#### To be done
Take every line from the first down to the line with "from matplotlib.patches import Rectangle" and set it down exactly, without the pictures.
"""
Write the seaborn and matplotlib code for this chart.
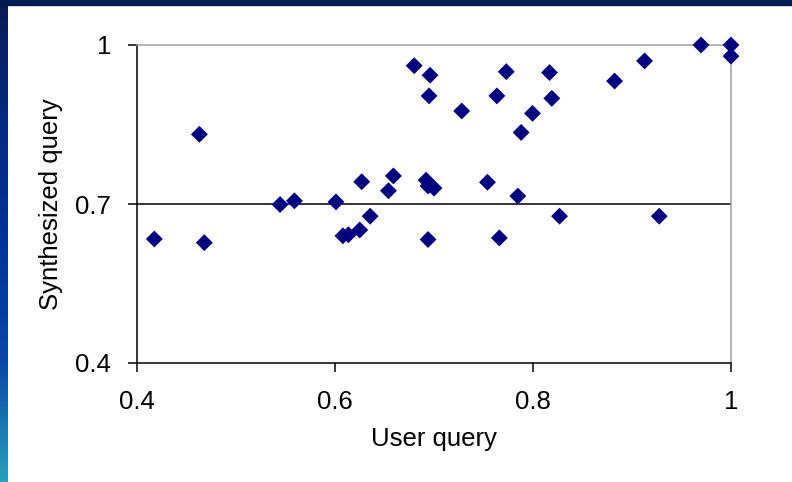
import numpy as np
import matplotlib
matplotlib.use("Agg")
import matplotlib.pyplot as plt
import seaborn as sns
from matplotlib.colors import LinearSegmentedColormap
from matplotlib.patches import Rectangle

# ---- data ----
user_query = [0.4175, 0.463, 0.468, 0.5445, 0.559, 0.601, 0.608, 0.6135, 0.625,
              0.627, 0.6355, 0.654, 0.659, 0.680, 0.692, 0.694, 0.694, 0.695,
              0.696, 0.700, 0.728, 0.754, 0.7635, 0.766, 0.773, 0.7847, 0.788,
              0.7995, 0.8167, 0.819, 0.8268, 0.8824, 0.9127, 0.9275, 0.9697,
              1.0, 1.0]
synth_query = [0.634, 0.8315, 0.627, 0.699, 0.706, 0.704, 0.640, 0.642, 0.651,
               0.742, 0.677, 0.725, 0.753, 0.961, 0.745, 0.734, 0.633, 0.904,
               0.943, 0.730, 0.8755, 0.741, 0.904, 0.636, 0.9497, 0.715, 0.835,
               0.871, 0.948, 0.8994, 0.677, 0.932, 0.970, 0.677, 1.0,
               1.0, 0.979]
x_ticks = [0.4, 0.6, 0.8, 1.0]
x_tick_labels = ["0.4", "0.6", "0.8", "1"]
y_ticks = [0.4, 0.7, 1.0]
y_tick_labels = ["0.4", "0.7", "1"]
x_label = "User query"
y_label = "Synthesized query"

sns.set_theme(style="white")
plt.rcParams['font.family'] = ['Liberation Sans', 'DejaVu Sans']

W, H = 792, 482
fig = plt.figure(figsize=(W / 100, H / 100), dpi=100, facecolor='white')

# slide decoration: left gradient strip and top band
strip = fig.add_axes([0, 0, 8 / W, 1])
grad = np.linspace(0, 1, 256).reshape(-1, 1)
cmap = LinearSegmentedColormap.from_list(
    'slide', ['#0b1c52', '#062a80', '#003399', '#0a47a6', '#2aa2bc'])
strip.imshow(grad, aspect='auto', cmap=cmap, extent=[0, 1, 0, 1])
strip.axis('off')
fig.add_artist(Rectangle((0, 1 - 5 / H), 1, 5 / H, transform=fig.transFigure,
                         color='#031c56', zorder=5))

# main axes
ax = fig.add_axes([137 / W, 1 - 363 / H, (731 - 137) / W, (363 - 45) / H])
ax.set_facecolor('white')
ax.axhline(0.7, color='black', lw=1.1, zorder=1)

sns.scatterplot(x=user_query, y=synth_query, marker='D', s=74,
                color='#000080', edgecolor='none', linewidth=0,
                ax=ax, clip_on=False, zorder=3)

ax.set_xlim(0.4, 1.0)
ax.set_ylim(0.4, 1.0)
ax.set_xticks(x_ticks)
ax.set_xticklabels(x_tick_labels)
ax.set_yticks(y_ticks)
ax.set_yticklabels(y_tick_labels)

for side in ['left', 'bottom']:
    ax.spines[side].set_color('black')
    ax.spines[side].set_linewidth(1.1)
for side in ['top', 'right']:
    ax.spines[side].set_color('#a0a0a0')
    ax.spines[side].set_linewidth(1.1)

ax.tick_params(axis='both', direction='out', length=6.5, width=1.1,
               color='black', labelsize=18.5, labelcolor='black',
               bottom=True, left=True)
ax.tick_params(axis='x', pad=13)
ax.tick_params(axis='y', pad=12)

ax.set_xlabel(x_label, fontsize=18.5, color='black', labelpad=9)
ax.set_ylabel(y_label, fontsize=18.5, color='black', labelpad=9)

fig.savefig('out.png', dpi=100, facecolor='white')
"""
#### Written reply
Write the seaborn and matplotlib code for this chart.
import numpy as np
import matplotlib
matplotlib.use("Agg")
import matplotlib.pyplot as plt
import seaborn as sns
from matplotlib.colors import LinearSegmentedColormap
from matplotlib.patches import Rectangle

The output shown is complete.